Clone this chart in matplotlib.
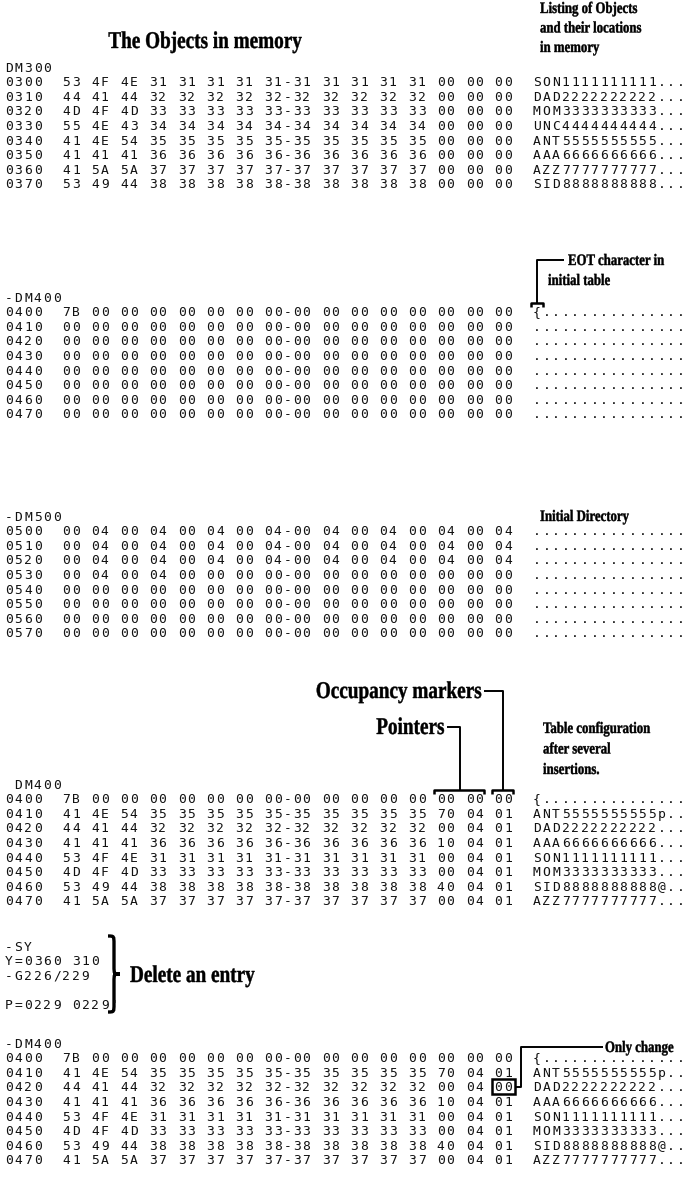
import matplotlib
matplotlib.use("Agg")
import matplotlib.pyplot as plt
from matplotlib.textpath import TextPath
from matplotlib.patches import PathPatch, Rectangle
from matplotlib.font_manager import FontProperties
from matplotlib.path import Path
import matplotlib.transforms as mtransforms

# ---- memory dump data ----
objects_addr = ['0300', '0310', '0320', '0330', '0340', '0350', '0360', '0370']
objects_bytes = [
    '53 4F 4E 31 31 31 31 31 31 31 31 31 31 00 00 00',
    '44 41 44 32 32 32 32 32 32 32 32 32 32 00 00 00',
    '4D 4F 4D 33 33 33 33 33 33 33 33 33 33 00 00 00',
    '55 4E 43 34 34 34 34 34 34 34 34 34 34 00 00 00',
    '41 4E 54 35 35 35 35 35 35 35 35 35 35 00 00 00',
    '41 41 41 36 36 36 36 36 36 36 36 36 36 00 00 00',
    '41 5A 5A 37 37 37 37 37 37 37 37 37 37 00 00 00',
    '53 49 44 38 38 38 38 38 38 38 38 38 38 00 00 00',
]
objects_text = ['SON1111111111...', 'DAD2222222222...', 'MOM3333333333...',
                'UNC4444444444...', 'ANT5555555555...', 'AAA6666666666...',
                'AZZ7777777777...', 'SID8888888888...']

table_addr = ['0400', '0410', '0420', '0430', '0440', '0450', '0460', '0470']
init_table_bytes = ['7B' + ' 00' * 15] + ['00' + ' 00' * 15] * 7
init_table_text = ['{' + '.' * 15] + ['.' * 16] * 7

dir_addr = ['0500', '0510', '0520', '0530', '0540', '0550', '0560', '0570']
dir_bytes = ['00 04 00 04 00 04 00 04 00 04 00 04 00 04 00 04'] * 3 + \
            ['00 04 00 04 00 00 00 00 00 00 00 00 00 00 00 00'] + \
            ['00 00 00 00 00 00 00 00 00 00 00 00 00 00 00 00'] * 4
dir_text = ['.' * 16] * 8

after_ins_bytes = [
    '7B 00 00 00 00 00 00 00 00 00 00 00 00 00 00 00',
    '41 4E 54 35 35 35 35 35 35 35 35 35 35 70 04 01',
    '44 41 44 32 32 32 32 32 32 32 32 32 32 00 04 01',
    '41 41 41 36 36 36 36 36 36 36 36 36 36 10 04 01',
    '53 4F 4E 31 31 31 31 31 31 31 31 31 31 00 04 01',
    '4D 4F 4D 33 33 33 33 33 33 33 33 33 33 00 04 01',
    '53 49 44 38 38 38 38 38 38 38 38 38 38 40 04 01',
    '41 5A 5A 37 37 37 37 37 37 37 37 37 37 00 04 01',
]
after_ins_text = ['{...............', 'ANT5555555555p..', 'DAD2222222222...',
                  'AAA6666666666...', 'SON1111111111...', 'MOM3333333333...',
                  'SID8888888888@..', 'AZZ7777777777...']

after_del_bytes = list(after_ins_bytes)
after_del_bytes[2] = '44 41 44 32 32 32 32 32 32 32 32 32 32 00 04 00'
after_del_text = list(after_ins_text)

sy_lines = ['-SY', 'Y=0360 310', '-G226/229', '', "P=0229 0229'"]

# ---- layout ----
W, H = 687, 1177
X0 = 4          # left edge of the dump
PITCH = 9.6     # printer character pitch (px)
ROW = 14.6      # line pitch (px)

fig = plt.figure(figsize=(W / 100, H / 100), dpi=100)
ax = fig.add_axes([0, 0, 1, 1])
ax.set_xlim(0, W)
ax.set_ylim(H, 0)
ax.axis('off')

bold_fp = FontProperties(family='Liberation Serif', weight='bold')


def put_line(y, s):
    # one printer line, each character on the fixed pitch
    for i, ch in enumerate(s):
        if ch != ' ':
            ax.text(X0 + i * PITCH + PITCH / 2, y + 4.6, ch, family='DejaVu Sans Mono',
                    fontsize=9.4, ha='center', va='baseline', color='#111111')


def dump(header, y_head, addrs, rows, texts):
    put_line(y_head, header)
    for k, (a, b, t) in enumerate(zip(addrs, rows, texts)):
        bb = b.split()
        s = a + '  ' + ' '.join(bb[:8]) + '-' + ' '.join(bb[8:]) + '  ' + t
        put_line(y_head + (k + 1) * ROW, s)


def col_x(c):
    return X0 + c * PITCH


def label(x, y, s, size, squeeze=0.8, ha='left'):
    tp = TextPath((0, 0), s, size=size, prop=bold_fp)
    w = tp.get_extents().x1 * squeeze
    if ha == 'right':
        x = x - w
    elif ha == 'center':
        x = x - w / 2
    tr = mtransforms.Affine2D().scale(squeeze, -1).translate(x, y)
    ax.add_patch(PathPatch(tr.transform_path(tp), fc='black', ec='black', lw=0.3))
    return x + w


def seg(xs, ys, lw=1.4):
    ax.plot(xs, ys, color='black', lw=lw, solid_capstyle='butt')


def bracket(xa, xb, y):
    seg([xa, xa, xb, xb], [y + 4, y, y, y + 4], lw=1.8)


# section 1: objects in memory
label(205, 48, 'The Objects in memory', 24, ha='center')
for i, s in enumerate(['Listing of Objects', 'and their locations', 'in memory']):
    label(540, 13 + i * 19.5, s, 16)
y1 = 67
dump('DM300', y1, objects_addr, objects_bytes, objects_text)

# section 2: initial table
y2 = 297
dump('-DM400', y2, table_addr, init_table_bytes, init_table_text)
label(568, 265, 'EOT character in', 16)
label(548, 285, 'initial table', 16)
xe = col_x(55) + PITCH / 2
seg([564, xe, xe], [260, 260, y2 + ROW - 9])
bracket(col_x(55) - 1, col_x(56) + 1, y2 + ROW - 9)

# section 3: initial directory
y3 = 516
dump('-DM500', y3, dir_addr, dir_bytes, dir_text)
label(540, 521, 'Initial Directory', 16)

# section 4: after several insertions
y4 = 784
dump(' DM400', y4, table_addr, after_ins_bytes, after_ins_text)
yb = y4 + ROW - 9
xo = (col_x(51) + col_x(53)) / 2
xp = (col_x(45) + col_x(50)) / 2
e = label(xo - 22, 698, 'Occupancy markers', 24, ha='right')
seg([e + 3, xo, xo], [691, 691, yb])
e = label(xp - 16, 734, 'Pointers', 24, ha='right')
seg([e + 3, xp, xp], [727, 727, yb])
bracket(col_x(51) - 2, col_x(53), yb)
bracket(col_x(45) - 2, col_x(50), yb)
for i, s in enumerate(['Table configuration', 'after several', 'insertions.']):
    label(543, 733 + i * 20.5, s, 16)

# section 5: delete an entry
y5 = 946
for i, s in enumerate(sy_lines):
    put_line(y5 + i * ROW, s)
bx, bw, bt, bbm = 108, 12, 936, 1012
bm = (bt + bbm) / 2
q = 8
brace = Path([(bx, bt), (bx + bw / 2, bt), (bx + bw / 2, bt), (bx + bw / 2, bt + q),
              (bx + bw / 2, bm - q),
              (bx + bw / 2, bm), (bx + bw / 2, bm), (bx + bw, bm),
              (bx + bw / 2, bm), (bx + bw / 2, bm), (bx + bw / 2, bm + q),
              (bx + bw / 2, bbm - q),
              (bx + bw / 2, bbm), (bx + bw / 2, bbm), (bx, bbm)],
             [Path.MOVETO, Path.CURVE4, Path.CURVE4, Path.CURVE4, Path.LINETO,
              Path.CURVE4, Path.CURVE4, Path.CURVE4, Path.CURVE4, Path.CURVE4, Path.CURVE4,
              Path.LINETO, Path.CURVE4, Path.CURVE4, Path.CURVE4])
ax.add_patch(PathPatch(brace, fc='none', ec='black', lw=2.4))
label(130, 982, 'Delete an entry', 24)

# section 6: after deletion
y6 = 1043
dump('-DM400', y6, table_addr, after_del_bytes, after_del_text)
yr = y6 + 3 * ROW
ax.add_patch(Rectangle((col_x(51) - 2, yr - 7.5), 2 * PITCH + 4, 15, fill=False,
                       ec='black', lw=1.8))
xl = col_x(53) + 8
yo = y6 + 4
seg([col_x(53) + 2, xl, xl, 603], [yr, yr, yo, yo])
label(605, yo + 5, 'Only change', 16)

fig.savefig('out.png', dpi=100)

PROBLEM DETAILS:
Transcribe exactly, with no pictures, the lines running from the first line of the material through the line holding "15] + ['.' * 16] * 7".

WRITTEN RESPONSE:
Clone this chart in matplotlib.
import matplotlib
matplotlib.use("Agg")
import matplotlib.pyplot as plt
from matplotlib.textpath import TextPath
from matplotlib.patches import PathPatch, Rectangle
from matplotlib.font_manager import FontProperties
from matplotlib.path import Path
import matplotlib.transforms as mtransforms

# ---- memory dump data ----
objects_addr = ['0300', '0310', '0320', '0330', '0340', '0350', '0360', '0370']
objects_bytes = [
    '53 4F 4E 31 31 31 31 31 31 31 31 31 31 00 00 00',
    '44 41 44 32 32 32 32 32 32 32 32 32 32 00 00 00',
    '4D 4F 4D 33 33 33 33 33 33 33 33 33 33 00 00 00',
    '55 4E 43 34 34 34 34 34 34 34 34 34 34 00 00 00',
    '41 4E 54 35 35 35 35 35 35 35 35 35 35 00 00 00',
    '41 41 41 36 36 36 36 36 36 36 36 36 36 00 00 00',
    '41 5A 5A 37 37 37 37 37 37 37 37 37 37 00 00 00',
    '53 49 44 38 38 38 38 38 38 38 38 38 38 00 00 00',
]
objects_text = ['SON1111111111...', 'DAD2222222222...', 'MOM3333333333...',
                'UNC4444444444...', 'ANT5555555555...', 'AAA6666666666...',
                'AZZ7777777777...', 'SID8888888888...']

table_addr = ['0400', '0410', '0420', '0430', '0440', '0450', '0460', '0470']
init_table_bytes = ['7B' + ' 00' * 15] + ['00' + ' 00' * 15] * 7
init_table_text = ['{' + '.' * 15] + ['.' * 16] * 7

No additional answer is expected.